» Data segment

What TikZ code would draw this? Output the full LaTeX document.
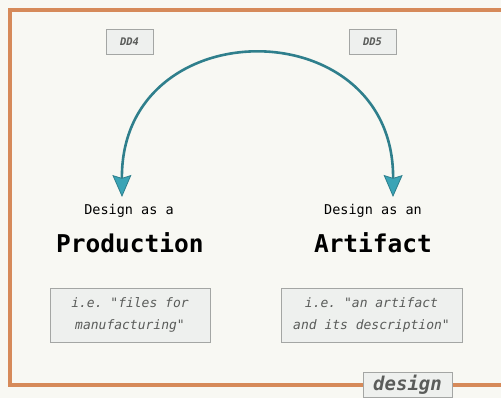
\documentclass[tikz,border=0pt]{standalone}
\usepackage{fontspec}
\setmonofont{DejaVu Sans Mono}
\usetikzlibrary{arrows.meta,positioning}

\definecolor{bgcol}{HTML}{F8F8F3}
\definecolor{framecol}{HTML}{D68A5A}
\definecolor{arccol}{HTML}{2F7F8C}
\definecolor{tipcol}{HTML}{3AA4B6}
\definecolor{boxcol}{HTML}{EEF0EE}
\definecolor{edgecol}{HTML}{A4A6A4}
\definecolor{notecol}{HTML}{5A5C5A}

\tikzset{
	frame line/.style={draw=framecol, line width=4pt, line join=miter},
	ref box/.style={draw=edgecol, fill=boxcol, minimum width=47pt, minimum height=25pt,
		inner sep=0pt, text=notecol, font=\ttfamily\bfseries\itshape\fontsize{10.5}{11}\selectfont},
	sub label/.style={font=\ttfamily\fontsize{13.5}{15}\selectfont},
	main label/.style={font=\ttfamily\bfseries\fontsize{24.5}{26}\selectfont},
	note box/.style={draw=edgecol, fill=boxcol, minimum height=54pt, inner sep=0pt,
		align=center, text=notecol, font=\ttfamily\itshape\fontsize{13}{22}\selectfont},
	tag box/.style={draw=edgecol, fill=boxcol, minimum width=89pt, minimum height=25pt,
		inner sep=0pt, text=notecol, font=\ttfamily\bfseries\itshape\fontsize{19}{20}\selectfont},
	arc arrow/.style={<->, >={Stealth[length=22pt, width=19pt, inset=3pt, line width=0.8pt, fill=tipcol]},
		draw=arccol, line width=2.6pt},
}

\begin{document}
\begin{tikzpicture}[x=1pt, y=-1pt, >=stealth]
		
		\useasboundingbox[fill=bgcol] (0,0) rectangle (501,398);
		\draw [frame line] (503,10) -- (10,10) -- (10,385) -- (503,385);
		
		\node [ref box] (dd4) at (129.5,41.5) {DD4};
		\node [ref box] (dd5) at (372.5,41.5) {DD5};
		
		\node [sub label] (prod-sub) at (129,211) {Design as a};
		\node [main label] (prod) at (130,243) {Production};
		\node [sub label] (art-sub) at (373,211) {Design as an};
		\node [main label] (art) at (373,243) {Artifact};
		
		% ends of the arc, just above the two labels
		\coordinate (prod-in) at (122,197);
		\coordinate (art-in) at (393,197);
		\draw [arc arrow] (prod-in) .. controls (121,9) and (394,9) .. (art-in);
		
		\node [note box, minimum width=160pt] (prod-note) at (130,315)
		{i.e. "files for\\manufacturing"};
		\node [note box, minimum width=181pt] (art-note) at (371.5,315)
		{i.e. "an artifact\\and its description"};
		
		\node [tag box] (tag) at (407.5,385) {design};

		\end{tikzpicture}
\end{document}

» Written task
Print the full listing exactly, dropping the pictures.

» Result
What TikZ code would draw this? Output the full LaTeX document.
\documentclass[tikz,border=0pt]{standalone}
\usepackage{fontspec}
\setmonofont{DejaVu Sans Mono}
\usetikzlibrary{arrows.meta,positioning}

\definecolor{bgcol}{HTML}{F8F8F3}
\definecolor{framecol}{HTML}{D68A5A}
\definecolor{arccol}{HTML}{2F7F8C}
\definecolor{tipcol}{HTML}{3AA4B6}
\definecolor{boxcol}{HTML}{EEF0EE}
\definecolor{edgecol}{HTML}{A4A6A4}
\definecolor{notecol}{HTML}{5A5C5A}

\tikzset{
	frame line/.style={draw=framecol, line width=4pt, line join=miter},
	ref box/.style={draw=edgecol, fill=boxcol, minimum width=47pt, minimum height=25pt,
		inner sep=0pt, text=notecol, font=\ttfamily\bfseries\itshape\fontsize{10.5}{11}\selectfont},
	sub label/.style={font=\ttfamily\fontsize{13.5}{15}\selectfont},
	main label/.style={font=\ttfamily\bfseries\fontsize{24.5}{26}\selectfont},
	note box/.style={draw=edgecol, fill=boxcol, minimum height=54pt, inner sep=0pt,
		align=center, text=notecol, font=\ttfamily\itshape\fontsize{13}{22}\selectfont},
	tag box/.style={draw=edgecol, fill=boxcol, minimum width=89pt, minimum height=25pt,
		inner sep=0pt, text=notecol, font=\ttfamily\bfseries\itshape\fontsize{19}{20}\selectfont},
	arc arrow/.style={<->, >={Stealth[length=22pt, width=19pt, inset=3pt, line width=0.8pt, fill=tipcol]},
		draw=arccol, line width=2.6pt},
}

\begin{document}
\begin{tikzpicture}[x=1pt, y=-1pt, >=stealth]
		
		\useasboundingbox[fill=bgcol] (0,0) rectangle (501,398);
		\draw [frame line] (503,10) -- (10,10) -- (10,385) -- (503,385);
		
		\node [ref box] (dd4) at (129.5,41.5) {DD4};
		\node [ref box] (dd5) at (372.5,41.5) {DD5};
		
		\node [sub label] (prod-sub) at (129,211) {Design as a};
		\node [main label] (prod) at (130,243) {Production};
		\node [sub label] (art-sub) at (373,211) {Design as an};
		\node [main label] (art) at (373,243) {Artifact};
		
		% ends of the arc, just above the two labels
		\coordinate (prod-in) at (122,197);
		\coordinate (art-in) at (393,197);
		\draw [arc arrow] (prod-in) .. controls (121,9) and (394,9) .. (art-in);
		
		\node [note box, minimum width=160pt] (prod-note) at (130,315)
		{i.e. "files for\\manufacturing"};
		\node [note box, minimum width=181pt] (art-note) at (371.5,315)
		{i.e. "an artifact\\and its description"};
		
		\node [tag box] (tag) at (407.5,385) {design};

		\end{tikzpicture}
\end{document}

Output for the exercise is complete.